L’enfer est à lui.
6.0 Après l’imposante déception que constitua Histoire de Judas (2015), film aussi mal fichu, doctoral qu’ampoulé, je suis ravi de retrouver RAZ un peu plus simple et inspiré, un peu plus lui, en somme. Il y a sept ans, Les chants de Mandrin avait amorcé un étrange virage, beau, abstrait mais dangereux. Terminal sud semble plutôt reprendre là où il se situait au moment de Dernier maquis. Mais une donnée a changé : Si c’est la première fois que l’auteur ne joue pas dans son propre film, c’est aussi la première fois qu’il offre le premier rôle à une star. Ramzy chez Rabah Aimeur-Zaïmeche, sur le papier c’est un joli Kamoulox – même s’il était déjà présent dans Bled number one – mais dans les faits ça fonctionne, pour la simple et bonne raison que l’acteur ne vampirise jamais le film, au contraire il s’y fond au point qu’on oublie qu’il est Ramzy. Il joue et il est ce médecin hospitalier passionné mais au bout du rouleau.

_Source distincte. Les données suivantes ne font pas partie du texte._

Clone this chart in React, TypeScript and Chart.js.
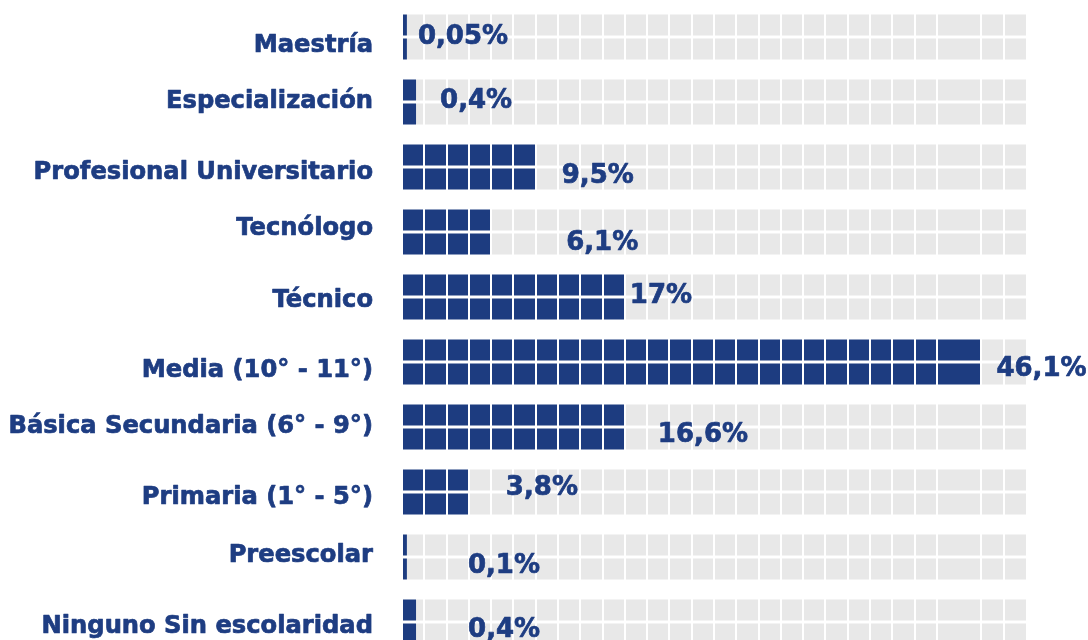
import React, { useEffect, useRef } from "react";
import { Chart, registerables } from "chart.js";

Chart.register(...registerables);

// ---- data ----
const categories = [
  "Maestría",
  "Especialización",
  "Profesional Universitario",
  "Tecnólogo",
  "Técnico",
  "Media (10° - 11°)",
  "Básica Secundaria (6° - 9°)",
  "Primaria (1° - 5°)",
  "Preescolar",
  "Ninguno Sin escolaridad",
];
const percentages = [0.05, 0.4, 9.5, 6.1, 17, 46.1, 16.6, 3.8, 0.1, 0.4];
// number of waffle cells filled in each row, as drawn in the picture
const filledCells = [0.22, 0.63, 6, 4, 10, 26, 10, 3, 0.22, 0.63];
const totalCells = 28;
// one cell boundary is not drawn in the reference (merged cell)
const mergedBoundaries = [25];

// ---- label layout nudges (pixels) ----
const categoryLabelDy = [15, 6, 12, 3, 10, 15, 6, 12, 5, 11];
const valueLabelDx = [11, 24, 26, 75, 5, 15, 33, 37, 61, 52];
const valueLabelDy = [7, 6, 16, 18, 6, 14, 15, 3, 16, 15];

const BLUE = "#1d3c80";
const TEXT = "#1e3d82";
const GREY = "#e8e8e8";

const formatPct = (v: number) => String(v).replace(".", ",") + "%";

export default function App() {
  const ref = useRef<HTMLCanvasElement | null>(null);

  useEffect(() => {
    if (!ref.current) return;
    const empty = filledCells.map((c) => totalCells - c);

    const labelPlugin = {
      id: "waffleLabels",
      afterDraw(chart: any) {
        const { ctx, chartArea, scales } = chart;
        ctx.save();
        ctx.fillStyle = TEXT;
        ctx.strokeStyle = TEXT;
        ctx.lineWidth = 0.7;
        ctx.lineJoin = "round";
        ctx.textBaseline = "alphabetic";
        categories.forEach((cat, i) => {
          const yc = scales.y.getPixelForValue(i);
          ctx.font = 'bold 24.2px "DejaVu Sans"';
          ctx.textAlign = "right";
          const cx = chartArea.left - 29;
          const cy = yc + categoryLabelDy[i];
          ctx.fillText(cat, cx, cy);
          ctx.strokeText(cat, cx, cy);
          const xEnd = scales.x.getPixelForValue(filledCells[i]);
          ctx.font = 'bold 26px "DejaVu Sans"';
          ctx.textAlign = "left";
          const t = formatPct(percentages[i]);
          const vx = xEnd + valueLabelDx[i];
          const vy = yc + valueLabelDy[i];
          ctx.fillText(t, vx, vy);
          ctx.strokeText(t, vx, vy);
        });
        ctx.restore();
      },
    };

    const common = {
      borderWidth: 0,
      borderSkipped: false,
      categoryPercentage: 48 / 65,
      barPercentage: 0.875,
    };

    const chart = new Chart(ref.current, {
      type: "bar",
      data: {
        labels: categories,
        datasets: [
          { label: "r1-fill", data: filledCells, backgroundColor: BLUE, stack: "r1", ...common },
          { label: "r1-empty", data: empty, backgroundColor: GREY, stack: "r1", ...common },
          { label: "r2-fill", data: filledCells, backgroundColor: BLUE, stack: "r2", ...common },
          { label: "r2-empty", data: empty, backgroundColor: GREY, stack: "r2", ...common },
        ],
      },
      options: {
        indexAxis: "y",
        animation: false,
        responsive: false,
        devicePixelRatio: 1,
        layout: { padding: { left: 402, right: 62, top: 4.5, bottom: 5.5 } },
        plugins: {
          legend: { display: false },
          tooltip: { enabled: false },
          title: { display: false },
        },
        scales: {
          x: {
            type: "linear",
            min: 0,
            max: totalCells,
            stacked: true,
            display: true,
            border: { display: false },
            ticks: { display: false, stepSize: 1, maxTicksLimit: 100, autoSkip: false },
            grid: {
              drawTicks: false,
              z: 1,
              lineWidth: 2,
              color: (c: any) => {
                const v = c.tick ? c.tick.value : -1;
                if (v <= 0 || v >= totalCells || mergedBoundaries.includes(v)) return "rgba(255,255,255,0)";
                return "#ffffff";
              },
            },
          },
          y: {
            type: "category",
            stacked: true,
            display: false,
          },
        },
      },
      plugins: [labelPlugin],
    } as any);

    return () => chart.destroy();
  }, []);

  return (
    <div style={{ position: "fixed", left: 0, top: 0, width: 1088, height: 660, background: "#fff" }}>
      <canvas ref={ref} width={1088} height={660} style={{ display: "block" }} />
    </div>
  );
}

Terminal sud a ceci de singulier qu’il est un film sans lieu, sans temporalité. Est-ce l’Algérie ? La France ? Hier, aujourd’hui, demain ? On n’en saura rien. On sait juste qu’il se déroule quelque part autour de la Méditerranée. L’abstraction a toujours fait partie intégrante du cinéma de RAZ, on se souvient de ce magnifique mur de palettes rouges, infranchissable, dans son meilleur film Dernier maquis. Dans ce drôle d’espace-temps, c’est le chaos. On ne sait plus très bien à qui se fier. Un bus est arrêté par des militaires à un barrage, ses occupants tous menacés et dépouillés, sans sommations. Un médecin reçoit plusieurs menaces de mort. Des journalistes sont enlevés, d’autres tués. Des terroristes sont retranchés dans la montagne comme des maquisards. Il faudra aussi passer par une scène de torture, avant que l’on rencontre Charly, une providence cachée dans une campagne qui ressemble à La Camargue.
C’est un beau film, mais il lui manque une aspérité romanesque. On sent que RAZ l’écrit mais s’y refuse, lui préférant quelque chose de plus indomptable, en apesanteur, qui délivre des échos, et s’avère in fine assez superficiel – la relation conjugale, l’assassinat d’un proche – qui ne touche jamais vraiment alors que tout est là pour être absolument bouleversant. En fait, on a la sensation que le film se refuse à percer la carapace de ce toubib, à comprendre le pourquoi de son entêtement (Est-ce pour saluer la résistance de son père ?) le laissant dans une opacité un peu triste, distancée, face à l’oppression et l’obscurantisme général. Mais comme d’habitude avec RAZ – qui propose là son sixième film en vingt ans – le film bien qu’assez diffus, impénétrable, flottant est émaillé de fulgurances. C’est sa force.